Catenaa, Wednesday, July 09, 2025- Binance plans to keep more than 400 remote employees in Singapore, even as the city-state enforces stricter licensing rules targeting crypto firms that serve overseas clients without approval.
Singapore’s Monetary Authority has directed locally incorporated firms to obtain licenses or halt offshore operations by June 30. The move has prompted several platforms, including Bybit and Bitget, to consider relocating. However, Binance’s operations remain largely unaffected, according to a Bloomberg report.
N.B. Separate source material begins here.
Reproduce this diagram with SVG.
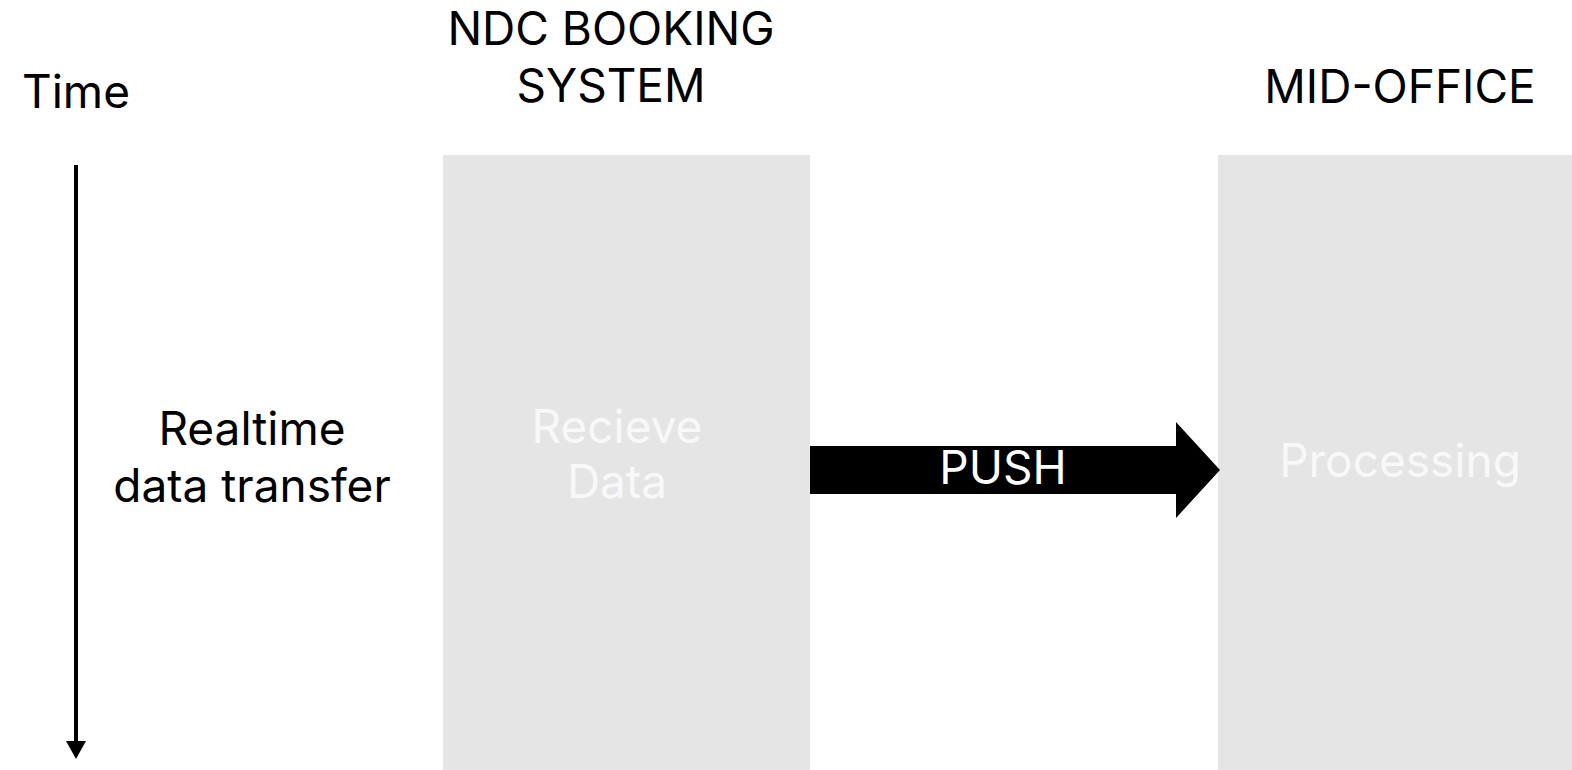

Most of Binance’s Singapore-based staff work in non-customer-facing roles such as compliance, human resources, data analysis and technical support. The absence of a formal office structure, coupled with the company’s “remote-first” model, keeps it outside the scope of new requirements under the Financial Services and Markets Act of 2022.
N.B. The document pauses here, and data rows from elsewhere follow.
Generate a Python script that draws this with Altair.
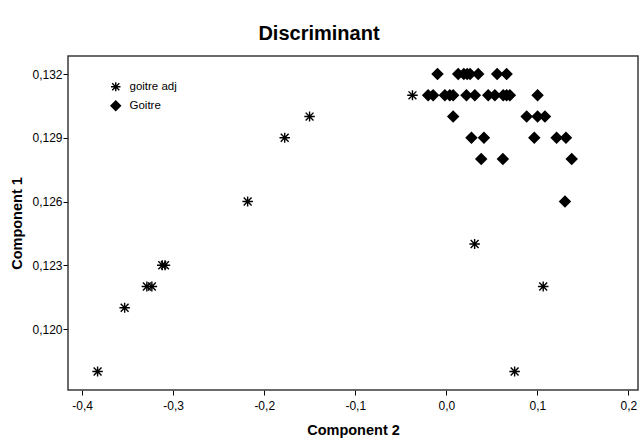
import altair as alt
import pandas as pd

# Goitre adj (asterisks)
adj_x = [-0.383, -0.3533, -0.3289, -0.3234, -0.312, -0.309, -0.2182, -0.1775, -0.1502, -0.0372, 0.0311, 0.1064, 0.075]
adj_y = [0.118, 0.121, 0.122, 0.122, 0.123, 0.123, 0.126, 0.129, 0.130, 0.131, 0.124, 0.122, 0.118]

# Goitre (diamonds)
goitre_x = [-0.0097, 0.0130, 0.0192, 0.0229, 0.0261, 0.0350, 0.0558, 0.0662,
            -0.0200, -0.0145, -0.0016, 0.0038, 0.0075, 0.0221, 0.0313, 0.0460, 0.0533, 0.0625, 0.0662, 0.0698, 0.1002,
            0.0075, 0.0882, 0.1002, 0.1083,
            0.0276, 0.0413, 0.0966, 0.1211, 0.1314,
            0.0383, 0.0621, 0.1377,
            0.1303]
goitre_y = [0.132] * 8 + [0.131] * 13 + [0.130] * 4 + [0.129] * 5 + [0.128] * 3 + [0.126]

groups = ["goitre adj", "Goitre"]
x_ticks = [-0.4, -0.3, -0.2, -0.1, 0.0, 0.1, 0.2]
y_ticks = [0.120, 0.123, 0.126, 0.129, 0.132]

df = pd.DataFrame({
    "c2": adj_x + goitre_x,
    "c1": adj_y + goitre_y,
    "grp": [groups[0]] * len(adj_x) + [groups[1]] * len(goitre_x),
})

asterisk = "M0,-0.95L0,0.95M-1,0L1,0M-0.75,-0.75L0.75,0.75M-0.75,0.75L0.75,-0.75"
FONT = "Liberation Sans"
W, H = 570, 334

legend = alt.Legend(title=None, orient="none", legendX=42, legendY=25,
                    labelFont=FONT, labelFontSize=11.5, labelColor="black",
                    symbolStrokeWidth=1.4, symbolSize=90, rowPadding=3, labelOffset=8)
black = alt.Scale(domain=groups, range=["black", "black"])

points = alt.Chart(df).mark_point(filled=True, strokeWidth=1.4, opacity=1, size=110).encode(
    x=alt.X("c2:Q", title="Component 2",
            scale=alt.Scale(domain=[-0.4155, 0.2105], nice=False, zero=False),
            axis=alt.Axis(values=x_ticks, grid=False, domain=False,
                          labelExpr="replace(replace(format(datum.value, '.1f'), '.', ','), '\u2212', '-')",
                          tickColor="black", tickSize=5, labelFontSize=12, labelColor="black", labelFont=FONT,
                          labelPadding=5, titleFont=FONT, titleFontSize=14.5, titleFontWeight="bold",
                          titleColor="black", titlePadding=12)),
    y=alt.Y("c1:Q", title="Component 1",
            scale=alt.Scale(domain=[0.11713, 0.13285], nice=False, zero=False),
            axis=alt.Axis(values=y_ticks, grid=False, domain=False,
                          labelExpr="replace(format(datum.value, '.3f'), '.', ',')",
                          tickColor="black", tickSize=5, labelFontSize=12, labelColor="black", labelFont=FONT,
                          labelPadding=1, titleFont=FONT, titleFontSize=14.5, titleFontWeight="bold",
                          titleColor="black", titlePadding=7)),
    shape=alt.Shape("grp:N", scale=alt.Scale(domain=groups, range=[asterisk, "diamond"]), legend=legend),
    color=alt.Color("grp:N", scale=black, legend=legend),
    stroke=alt.Stroke("grp:N", scale=black, legend=legend),
)

frame = alt.Chart(pd.DataFrame({"f": [0]})).mark_rect(
    fill=None, fillOpacity=0, stroke="#3a3a3a", strokeWidth=1.5
).encode(x=alt.value(0), x2=alt.value(W), y=alt.value(0), y2=alt.value(H))

chart = alt.layer(points, frame).properties(
    width=W, height=H,
    title=alt.TitleParams("Discriminant", font=FONT, fontSize=20, fontWeight="bold", color="black",
                          anchor="middle", dx=-34, offset=11),
    autosize=alt.AutoSizeParams(type="none"),
    padding={"left": 68, "top": 56, "right": 3, "bottom": 49},
).configure(background="white").configure_view(strokeWidth=0)

chart.save("out.html", embed_options={"renderer": "svg", "actions": False})
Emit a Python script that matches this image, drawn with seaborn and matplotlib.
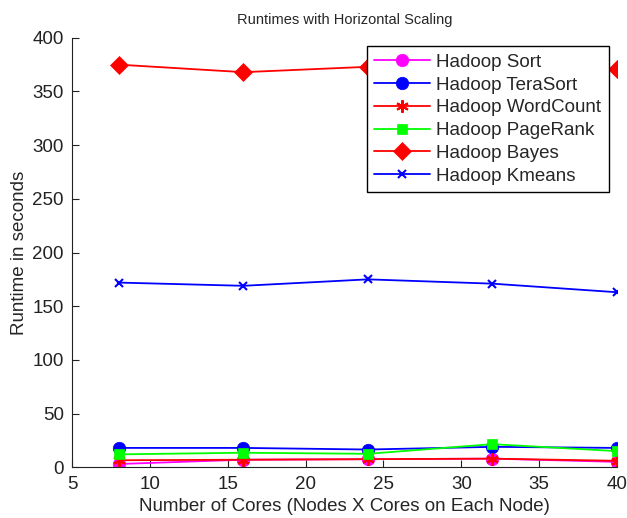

The MAS clarified that remote employees working for foreign entities, and who do not serve local clients, do not trigger the licensing mandate. Binance, listed on the MAS Investor Alert List since 2021, has not exited the country entirely but is barred from offering services to Singaporean residents.
Singapore emerged as a major Asian crypto hub over recent years, but regulatory scrutiny has increased following collapses such as Three Arrows Capital in 2022. The new regulatory push is designed to close gaps that allowed firms to operate cross-border without adequate oversight.
Binance’s decision to maintain its remote workforce in Singapore highlights the ongoing friction between decentralized business models and jurisdiction-based financial regulation.